Given material.
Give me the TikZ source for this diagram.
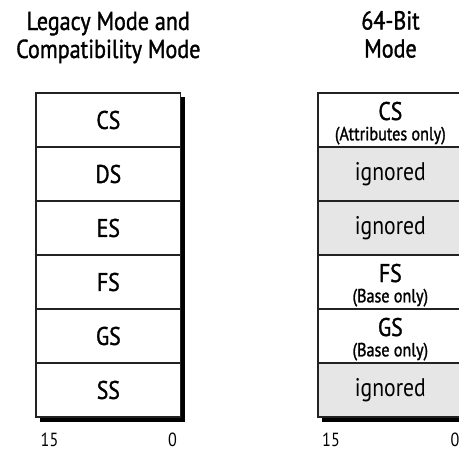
\documentclass[tikz,border=0pt]{standalone}
\usepackage{fontspec}
\setmainfont{PT Sans}[FakeStretch=0.85,RawFeature={embolden=1.3}]
\newfontfamily\lightfont{PT Sans}[FakeStretch=0.85]
\definecolor{cellgrey}{HTML}{E6E6E6}
\definecolor{linegrey}{HTML}{222222}
\begin{document}
\begin{tikzpicture}[x=1pt,y=-1pt,
  cell/.style={draw=linegrey, line width=1.3pt, minimum width=144.7pt, minimum height=54pt,
    inner sep=0pt, outer sep=0pt, fill=white, font=\fontsize{25.5}{29}\selectfont},
  greycell/.style={cell, fill=cellgrey, font=\lightfont\fontsize{25.5}{29}\selectfont},
  shadowbox/.style={fill=black, draw=none},
  bigtext/.style={font=\fontsize{25.5}{29}\selectfont, inner sep=0pt, anchor=base},
  smalltext/.style={font=\fontsize{19}{22}\selectfont, inner sep=0pt, anchor=base},
  titletext/.style={font=\fontsize{26}{30}\selectfont, inner sep=0pt, anchor=base},
  bittext/.style={font=\lightfont\fontsize{19}{22}\selectfont, inner sep=0pt, anchor=base}]
\useasboundingbox (0,0) rectangle (459,451);
\clip (0,0) rectangle (459,451);

% titles
\node[titletext] (t1a) at (108.3,30) {Legacy Mode and};
\node[titletext] (t1b) at (108.3,58) {Compatibility Mode};
\node[titletext] (t2a) at (390.5,29.5) {64-Bit};
\node[titletext] (t2b) at (390.5,57.5) {Mode};

% shadows
\fill[shadowbox] (40,97) rectangle (185.2,421.5);
\fill[shadowbox] (322,97) rectangle (467.2,421.5);

% left table
\node[cell] (L1) at (108.35,120) {CS};
\node[cell] (L2) at (108.35,174) {DS};
\node[cell] (L3) at (108.35,228) {ES};
\node[cell] (L4) at (108.35,282) {FS};
\node[cell] (L5) at (108.35,336) {GS};
\node[cell] (L6) at (108.35,390) {SS};

% right table
\node[cell] (R1) at (390.35,120) {};
\node[greycell] (R2) at (390.35,174) {ignored};
\node[greycell] (R3) at (390.35,228) {ignored};
\node[cell] (R4) at (390.35,282) {};
\node[cell] (R5) at (390.35,336) {};
\node[greycell] (R6) at (390.35,390) {ignored};

\node[bigtext] (R1a) at ([yshift=-27pt]R1.north) {CS};
\node[smalltext] (R1b) at ([yshift=-47.3pt]R1.north) {(Attributes only)};
\node[bigtext] (R4a) at ([yshift=-27pt]R4.north) {FS};
\node[smalltext] (R4b) at ([yshift=-47.3pt]R4.north) {(Base only)};
\node[bigtext] (R5a) at ([yshift=-27pt]R5.north) {GS};
\node[smalltext] (R5b) at ([yshift=-47.3pt]R5.north) {(Base only)};

% bit numbers
\node[bittext] (b1) at (49.5,446) {15};
\node[bittext] (b2) at (172.5,446) {0};
\node[bittext] (b3) at (331,446) {15};
\node[bittext] (b4) at (455,446) {0};
\end{tikzpicture}
\end{document}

The request. Go through the material above and print all of it exactly, except the pictures.

Output of the exercise.
Give me the TikZ source for this diagram.
\documentclass[tikz,border=0pt]{standalone}
\usepackage{fontspec}
\setmainfont{PT Sans}[FakeStretch=0.85,RawFeature={embolden=1.3}]
\newfontfamily\lightfont{PT Sans}[FakeStretch=0.85]
\definecolor{cellgrey}{HTML}{E6E6E6}
\definecolor{linegrey}{HTML}{222222}
\begin{document}
\begin{tikzpicture}[x=1pt,y=-1pt,
  cell/.style={draw=linegrey, line width=1.3pt, minimum width=144.7pt, minimum height=54pt,
    inner sep=0pt, outer sep=0pt, fill=white, font=\fontsize{25.5}{29}\selectfont},
  greycell/.style={cell, fill=cellgrey, font=\lightfont\fontsize{25.5}{29}\selectfont},
  shadowbox/.style={fill=black, draw=none},
  bigtext/.style={font=\fontsize{25.5}{29}\selectfont, inner sep=0pt, anchor=base},
  smalltext/.style={font=\fontsize{19}{22}\selectfont, inner sep=0pt, anchor=base},
  titletext/.style={font=\fontsize{26}{30}\selectfont, inner sep=0pt, anchor=base},
  bittext/.style={font=\lightfont\fontsize{19}{22}\selectfont, inner sep=0pt, anchor=base}]
\useasboundingbox (0,0) rectangle (459,451);
\clip (0,0) rectangle (459,451);

% titles
\node[titletext] (t1a) at (108.3,30) {Legacy Mode and};
\node[titletext] (t1b) at (108.3,58) {Compatibility Mode};
\node[titletext] (t2a) at (390.5,29.5) {64-Bit};
\node[titletext] (t2b) at (390.5,57.5) {Mode};

% shadows
\fill[shadowbox] (40,97) rectangle (185.2,421.5);
\fill[shadowbox] (322,97) rectangle (467.2,421.5);

% left table
\node[cell] (L1) at (108.35,120) {CS};
\node[cell] (L2) at (108.35,174) {DS};
\node[cell] (L3) at (108.35,228) {ES};
\node[cell] (L4) at (108.35,282) {FS};
\node[cell] (L5) at (108.35,336) {GS};
\node[cell] (L6) at (108.35,390) {SS};

% right table
\node[cell] (R1) at (390.35,120) {};
\node[greycell] (R2) at (390.35,174) {ignored};
\node[greycell] (R3) at (390.35,228) {ignored};
\node[cell] (R4) at (390.35,282) {};
\node[cell] (R5) at (390.35,336) {};
\node[greycell] (R6) at (390.35,390) {ignored};

\node[bigtext] (R1a) at ([yshift=-27pt]R1.north) {CS};
\node[smalltext] (R1b) at ([yshift=-47.3pt]R1.north) {(Attributes only)};
\node[bigtext] (R4a) at ([yshift=-27pt]R4.north) {FS};
\node[smalltext] (R4b) at ([yshift=-47.3pt]R4.north) {(Base only)};
\node[bigtext] (R5a) at ([yshift=-27pt]R5.north) {GS};
\node[smalltext] (R5b) at ([yshift=-47.3pt]R5.north) {(Base only)};

% bit numbers
\node[bittext] (b1) at (49.5,446) {15};
\node[bittext] (b2) at (172.5,446) {0};
\node[bittext] (b3) at (331,446) {15};
\node[bittext] (b4) at (455,446) {0};
\end{tikzpicture}
\end{document}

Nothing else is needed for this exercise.